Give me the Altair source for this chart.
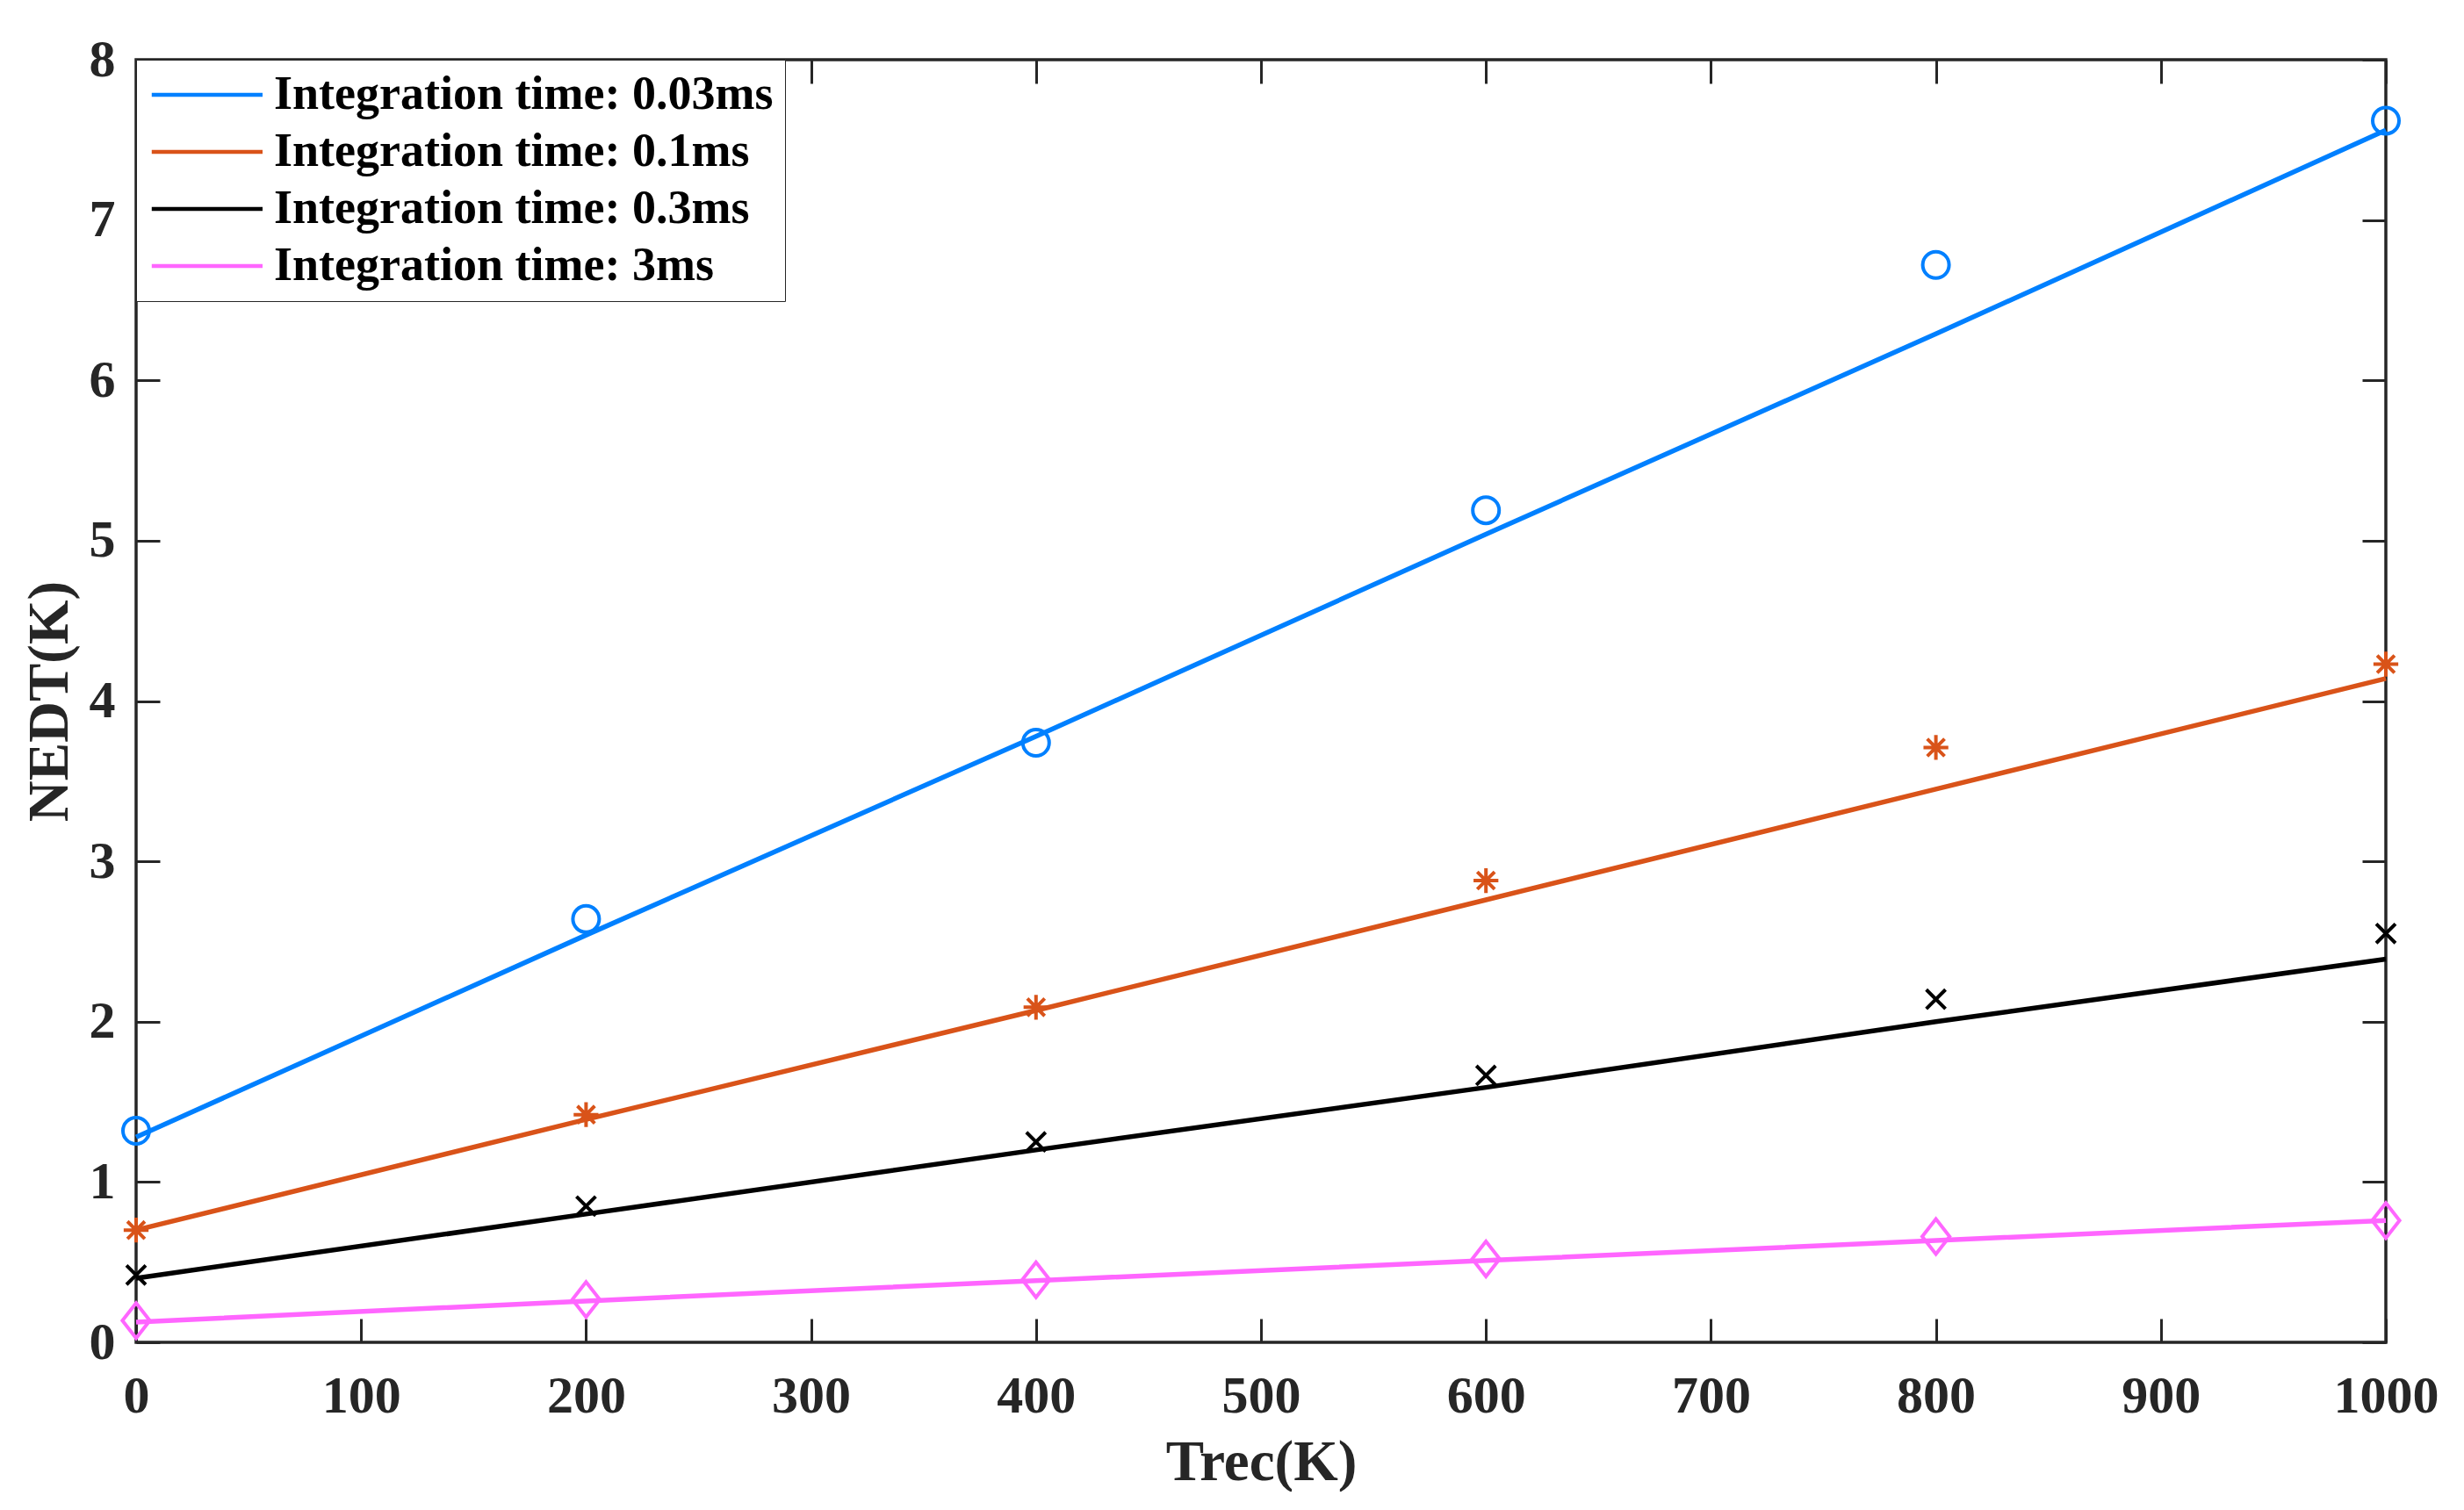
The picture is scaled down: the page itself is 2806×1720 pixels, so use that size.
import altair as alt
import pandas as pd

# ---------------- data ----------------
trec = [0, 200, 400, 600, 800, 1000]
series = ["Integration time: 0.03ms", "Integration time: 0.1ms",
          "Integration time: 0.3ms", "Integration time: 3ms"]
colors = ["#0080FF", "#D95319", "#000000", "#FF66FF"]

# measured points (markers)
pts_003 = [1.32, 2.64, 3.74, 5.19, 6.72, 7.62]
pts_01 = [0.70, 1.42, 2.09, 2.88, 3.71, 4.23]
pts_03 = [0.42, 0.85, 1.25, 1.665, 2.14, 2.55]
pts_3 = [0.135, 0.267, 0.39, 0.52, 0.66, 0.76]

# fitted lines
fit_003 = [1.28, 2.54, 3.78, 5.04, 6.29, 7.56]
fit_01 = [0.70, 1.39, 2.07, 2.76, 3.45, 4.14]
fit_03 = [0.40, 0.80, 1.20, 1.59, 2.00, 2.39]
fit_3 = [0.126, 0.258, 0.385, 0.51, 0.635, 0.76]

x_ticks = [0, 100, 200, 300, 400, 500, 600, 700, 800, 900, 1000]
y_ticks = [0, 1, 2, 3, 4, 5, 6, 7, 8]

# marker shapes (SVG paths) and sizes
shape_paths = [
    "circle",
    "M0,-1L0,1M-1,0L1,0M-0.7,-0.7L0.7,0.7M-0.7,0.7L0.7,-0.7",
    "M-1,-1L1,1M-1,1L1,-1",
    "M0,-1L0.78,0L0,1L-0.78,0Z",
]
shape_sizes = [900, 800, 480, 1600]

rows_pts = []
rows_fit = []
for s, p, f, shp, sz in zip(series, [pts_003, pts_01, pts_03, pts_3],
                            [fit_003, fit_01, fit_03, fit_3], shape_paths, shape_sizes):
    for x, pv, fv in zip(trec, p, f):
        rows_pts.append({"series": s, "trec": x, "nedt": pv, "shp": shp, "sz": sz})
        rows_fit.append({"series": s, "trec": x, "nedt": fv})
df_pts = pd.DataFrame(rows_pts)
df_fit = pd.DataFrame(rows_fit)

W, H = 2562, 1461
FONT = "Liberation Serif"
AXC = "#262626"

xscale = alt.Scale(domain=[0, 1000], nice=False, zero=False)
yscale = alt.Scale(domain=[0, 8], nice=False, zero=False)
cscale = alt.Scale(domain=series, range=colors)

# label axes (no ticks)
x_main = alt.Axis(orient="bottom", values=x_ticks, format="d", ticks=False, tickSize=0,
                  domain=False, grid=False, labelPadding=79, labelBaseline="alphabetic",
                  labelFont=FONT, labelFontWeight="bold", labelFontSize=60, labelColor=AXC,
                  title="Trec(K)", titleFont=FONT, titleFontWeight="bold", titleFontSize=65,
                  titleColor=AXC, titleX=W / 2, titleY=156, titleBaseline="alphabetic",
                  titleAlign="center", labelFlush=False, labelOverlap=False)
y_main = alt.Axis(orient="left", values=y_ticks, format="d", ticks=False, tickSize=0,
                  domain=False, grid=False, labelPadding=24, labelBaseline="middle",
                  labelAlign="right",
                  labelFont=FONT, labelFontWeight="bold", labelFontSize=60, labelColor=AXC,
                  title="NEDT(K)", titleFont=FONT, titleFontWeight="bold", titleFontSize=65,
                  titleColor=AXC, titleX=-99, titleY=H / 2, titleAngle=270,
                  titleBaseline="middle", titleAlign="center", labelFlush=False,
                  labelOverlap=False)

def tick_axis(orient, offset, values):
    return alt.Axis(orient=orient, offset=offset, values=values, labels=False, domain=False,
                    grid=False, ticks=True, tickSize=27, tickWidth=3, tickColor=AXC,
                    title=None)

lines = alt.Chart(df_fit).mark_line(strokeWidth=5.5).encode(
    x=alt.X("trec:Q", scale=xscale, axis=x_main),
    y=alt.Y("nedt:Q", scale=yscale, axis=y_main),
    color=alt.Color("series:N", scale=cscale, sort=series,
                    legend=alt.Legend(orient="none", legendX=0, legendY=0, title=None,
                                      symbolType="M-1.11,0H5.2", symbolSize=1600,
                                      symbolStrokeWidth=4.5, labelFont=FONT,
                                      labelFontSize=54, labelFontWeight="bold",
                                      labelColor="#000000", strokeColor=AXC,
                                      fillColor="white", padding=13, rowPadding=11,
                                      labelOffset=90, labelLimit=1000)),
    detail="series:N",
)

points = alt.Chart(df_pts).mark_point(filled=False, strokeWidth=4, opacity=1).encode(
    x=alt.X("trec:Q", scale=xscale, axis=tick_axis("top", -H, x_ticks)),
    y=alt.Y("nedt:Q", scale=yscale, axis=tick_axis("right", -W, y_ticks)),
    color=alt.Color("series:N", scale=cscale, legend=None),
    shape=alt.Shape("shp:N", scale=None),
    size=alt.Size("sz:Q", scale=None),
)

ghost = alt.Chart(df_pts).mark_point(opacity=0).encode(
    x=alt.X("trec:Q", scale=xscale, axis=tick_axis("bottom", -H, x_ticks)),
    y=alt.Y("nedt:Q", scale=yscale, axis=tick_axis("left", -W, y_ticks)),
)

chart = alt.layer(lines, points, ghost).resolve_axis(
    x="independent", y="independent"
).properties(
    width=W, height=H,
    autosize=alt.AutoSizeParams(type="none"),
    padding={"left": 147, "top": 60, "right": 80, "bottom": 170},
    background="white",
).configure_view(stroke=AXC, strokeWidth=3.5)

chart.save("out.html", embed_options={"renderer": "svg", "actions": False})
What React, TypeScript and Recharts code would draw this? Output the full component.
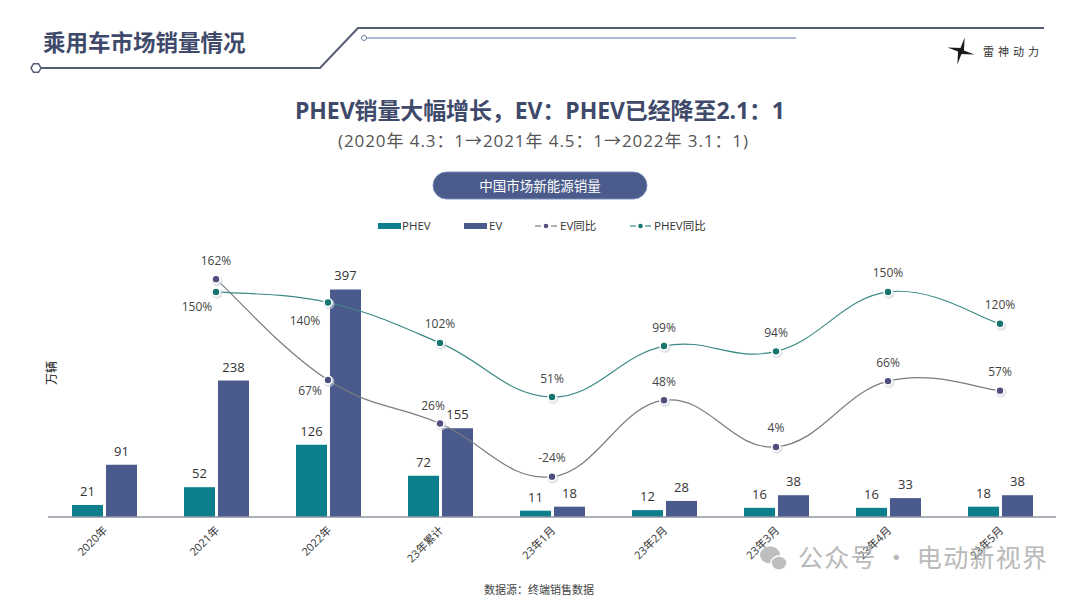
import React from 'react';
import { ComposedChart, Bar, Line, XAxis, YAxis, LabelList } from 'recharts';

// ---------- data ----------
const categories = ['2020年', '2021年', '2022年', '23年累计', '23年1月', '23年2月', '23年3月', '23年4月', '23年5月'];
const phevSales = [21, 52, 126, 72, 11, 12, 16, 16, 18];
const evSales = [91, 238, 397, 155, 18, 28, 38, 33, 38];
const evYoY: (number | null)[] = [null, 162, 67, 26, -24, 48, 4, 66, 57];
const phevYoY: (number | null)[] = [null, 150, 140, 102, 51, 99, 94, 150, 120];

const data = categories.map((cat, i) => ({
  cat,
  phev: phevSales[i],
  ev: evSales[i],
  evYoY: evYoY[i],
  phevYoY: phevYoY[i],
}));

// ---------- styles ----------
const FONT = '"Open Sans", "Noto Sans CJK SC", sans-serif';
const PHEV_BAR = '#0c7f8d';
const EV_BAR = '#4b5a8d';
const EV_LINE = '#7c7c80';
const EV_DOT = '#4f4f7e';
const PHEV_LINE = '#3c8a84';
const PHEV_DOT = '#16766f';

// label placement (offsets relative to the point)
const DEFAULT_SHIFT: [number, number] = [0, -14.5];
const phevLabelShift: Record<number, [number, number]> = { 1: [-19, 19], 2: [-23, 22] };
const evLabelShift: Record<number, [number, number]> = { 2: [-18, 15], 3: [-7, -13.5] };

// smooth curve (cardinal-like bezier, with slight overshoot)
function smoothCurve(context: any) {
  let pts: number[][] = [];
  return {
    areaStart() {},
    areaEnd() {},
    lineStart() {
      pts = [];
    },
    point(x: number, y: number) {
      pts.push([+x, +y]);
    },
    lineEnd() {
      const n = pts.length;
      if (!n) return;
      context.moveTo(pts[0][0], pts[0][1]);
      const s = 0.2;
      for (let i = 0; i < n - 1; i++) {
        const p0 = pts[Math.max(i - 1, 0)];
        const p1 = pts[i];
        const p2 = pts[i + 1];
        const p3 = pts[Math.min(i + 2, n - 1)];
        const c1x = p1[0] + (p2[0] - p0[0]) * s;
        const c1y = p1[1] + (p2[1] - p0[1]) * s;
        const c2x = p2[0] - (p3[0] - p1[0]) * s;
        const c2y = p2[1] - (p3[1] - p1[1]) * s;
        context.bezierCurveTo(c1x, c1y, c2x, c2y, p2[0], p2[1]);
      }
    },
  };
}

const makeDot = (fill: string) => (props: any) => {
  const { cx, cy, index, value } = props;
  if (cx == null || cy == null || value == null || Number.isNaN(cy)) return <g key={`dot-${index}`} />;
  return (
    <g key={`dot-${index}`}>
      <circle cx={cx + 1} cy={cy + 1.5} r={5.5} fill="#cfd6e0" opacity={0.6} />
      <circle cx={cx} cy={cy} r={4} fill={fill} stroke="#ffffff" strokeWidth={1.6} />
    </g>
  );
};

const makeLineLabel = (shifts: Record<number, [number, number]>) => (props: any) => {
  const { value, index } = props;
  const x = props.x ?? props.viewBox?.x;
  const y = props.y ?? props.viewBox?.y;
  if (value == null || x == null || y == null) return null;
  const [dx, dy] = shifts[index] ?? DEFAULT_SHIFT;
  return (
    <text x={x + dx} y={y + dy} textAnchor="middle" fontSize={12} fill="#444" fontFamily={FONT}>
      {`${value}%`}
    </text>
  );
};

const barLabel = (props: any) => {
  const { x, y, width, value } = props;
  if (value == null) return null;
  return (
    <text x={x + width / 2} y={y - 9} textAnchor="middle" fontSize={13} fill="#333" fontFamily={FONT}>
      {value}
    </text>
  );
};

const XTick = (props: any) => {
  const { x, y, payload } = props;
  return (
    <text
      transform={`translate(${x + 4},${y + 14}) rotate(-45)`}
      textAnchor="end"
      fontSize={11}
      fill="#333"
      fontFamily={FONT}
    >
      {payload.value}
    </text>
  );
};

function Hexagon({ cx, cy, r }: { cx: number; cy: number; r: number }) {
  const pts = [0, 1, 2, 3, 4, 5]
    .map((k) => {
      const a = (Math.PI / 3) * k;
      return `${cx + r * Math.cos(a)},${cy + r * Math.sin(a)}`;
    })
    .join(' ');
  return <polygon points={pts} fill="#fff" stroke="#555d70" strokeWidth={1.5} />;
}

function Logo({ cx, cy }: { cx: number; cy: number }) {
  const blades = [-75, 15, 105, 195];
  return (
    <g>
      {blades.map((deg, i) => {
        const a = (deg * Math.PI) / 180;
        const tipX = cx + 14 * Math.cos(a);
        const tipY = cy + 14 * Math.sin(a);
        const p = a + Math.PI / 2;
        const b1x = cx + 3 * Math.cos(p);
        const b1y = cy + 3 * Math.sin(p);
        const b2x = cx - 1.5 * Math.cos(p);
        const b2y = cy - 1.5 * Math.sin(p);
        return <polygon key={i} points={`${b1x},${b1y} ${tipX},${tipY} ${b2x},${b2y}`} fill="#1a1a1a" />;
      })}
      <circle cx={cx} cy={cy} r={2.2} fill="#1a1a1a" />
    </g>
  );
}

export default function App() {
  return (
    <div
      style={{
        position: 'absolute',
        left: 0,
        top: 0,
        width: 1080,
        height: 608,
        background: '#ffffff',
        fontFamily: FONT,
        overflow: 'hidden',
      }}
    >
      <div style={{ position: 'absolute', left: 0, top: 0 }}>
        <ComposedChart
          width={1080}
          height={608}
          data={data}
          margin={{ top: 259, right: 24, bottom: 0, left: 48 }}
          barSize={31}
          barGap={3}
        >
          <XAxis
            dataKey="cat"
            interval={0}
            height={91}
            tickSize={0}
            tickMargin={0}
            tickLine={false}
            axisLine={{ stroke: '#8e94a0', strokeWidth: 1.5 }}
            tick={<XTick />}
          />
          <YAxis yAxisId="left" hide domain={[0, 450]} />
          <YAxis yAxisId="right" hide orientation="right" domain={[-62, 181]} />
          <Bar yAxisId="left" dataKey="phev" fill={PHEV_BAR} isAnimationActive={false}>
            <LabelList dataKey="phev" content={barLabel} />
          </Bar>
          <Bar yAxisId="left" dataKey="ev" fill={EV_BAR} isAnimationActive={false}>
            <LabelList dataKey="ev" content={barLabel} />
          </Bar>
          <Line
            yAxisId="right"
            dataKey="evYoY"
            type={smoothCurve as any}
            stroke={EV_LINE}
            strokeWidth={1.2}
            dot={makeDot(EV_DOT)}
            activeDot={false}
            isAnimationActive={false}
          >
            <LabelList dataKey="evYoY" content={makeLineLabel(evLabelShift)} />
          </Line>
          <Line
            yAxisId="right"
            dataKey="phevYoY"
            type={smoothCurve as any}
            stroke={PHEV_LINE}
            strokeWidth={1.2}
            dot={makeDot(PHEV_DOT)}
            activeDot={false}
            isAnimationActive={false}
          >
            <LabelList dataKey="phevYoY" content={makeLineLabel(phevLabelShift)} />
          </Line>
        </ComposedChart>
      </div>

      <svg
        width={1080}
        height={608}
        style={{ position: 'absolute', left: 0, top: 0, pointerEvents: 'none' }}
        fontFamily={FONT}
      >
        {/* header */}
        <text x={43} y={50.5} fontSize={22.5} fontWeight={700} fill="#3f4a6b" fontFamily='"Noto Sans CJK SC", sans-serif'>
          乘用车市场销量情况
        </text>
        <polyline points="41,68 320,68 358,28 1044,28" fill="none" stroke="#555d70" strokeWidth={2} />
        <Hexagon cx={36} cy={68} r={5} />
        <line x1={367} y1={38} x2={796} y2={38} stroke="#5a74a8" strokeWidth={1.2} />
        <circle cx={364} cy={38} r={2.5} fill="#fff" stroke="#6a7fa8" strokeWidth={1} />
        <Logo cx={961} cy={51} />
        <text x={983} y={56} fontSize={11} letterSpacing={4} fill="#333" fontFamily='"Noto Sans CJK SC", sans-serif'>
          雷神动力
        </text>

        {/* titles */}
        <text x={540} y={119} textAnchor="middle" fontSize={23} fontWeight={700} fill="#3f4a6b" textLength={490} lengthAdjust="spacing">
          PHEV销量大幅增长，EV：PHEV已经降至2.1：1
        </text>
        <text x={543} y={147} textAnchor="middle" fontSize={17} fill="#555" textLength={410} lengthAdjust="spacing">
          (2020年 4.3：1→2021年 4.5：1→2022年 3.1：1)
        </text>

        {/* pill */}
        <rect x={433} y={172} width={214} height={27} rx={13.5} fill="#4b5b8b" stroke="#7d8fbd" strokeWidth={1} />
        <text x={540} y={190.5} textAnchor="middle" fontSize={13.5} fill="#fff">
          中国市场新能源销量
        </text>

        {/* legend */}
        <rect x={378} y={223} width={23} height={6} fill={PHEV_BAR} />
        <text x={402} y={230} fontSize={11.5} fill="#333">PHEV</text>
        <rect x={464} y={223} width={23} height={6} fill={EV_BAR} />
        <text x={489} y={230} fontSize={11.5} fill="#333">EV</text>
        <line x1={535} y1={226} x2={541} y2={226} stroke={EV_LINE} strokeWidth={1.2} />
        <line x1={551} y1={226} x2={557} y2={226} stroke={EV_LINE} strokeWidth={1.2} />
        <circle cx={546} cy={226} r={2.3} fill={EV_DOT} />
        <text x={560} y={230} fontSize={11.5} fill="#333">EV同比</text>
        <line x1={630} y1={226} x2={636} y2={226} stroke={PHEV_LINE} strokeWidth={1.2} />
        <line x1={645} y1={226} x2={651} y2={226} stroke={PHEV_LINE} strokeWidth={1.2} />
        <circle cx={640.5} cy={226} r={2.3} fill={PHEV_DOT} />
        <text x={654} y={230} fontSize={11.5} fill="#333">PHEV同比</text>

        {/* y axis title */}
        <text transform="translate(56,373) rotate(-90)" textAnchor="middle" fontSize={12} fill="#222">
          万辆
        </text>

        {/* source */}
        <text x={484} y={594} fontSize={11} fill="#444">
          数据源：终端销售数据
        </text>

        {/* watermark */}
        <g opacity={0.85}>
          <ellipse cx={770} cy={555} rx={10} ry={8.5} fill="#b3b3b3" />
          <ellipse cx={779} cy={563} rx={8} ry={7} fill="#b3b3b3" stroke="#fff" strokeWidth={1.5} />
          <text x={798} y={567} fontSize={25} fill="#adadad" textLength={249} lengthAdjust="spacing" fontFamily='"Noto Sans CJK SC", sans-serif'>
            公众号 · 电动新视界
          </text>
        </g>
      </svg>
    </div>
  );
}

****************************************

▶ [EXERCISE DESCRIPTION]
Show the lines from the data above that contain the string "React".

▶ [SOLUTION TO THIS PROBLEM]
What React, TypeScript and Recharts code would draw this? Output the full component.
import React from 'react';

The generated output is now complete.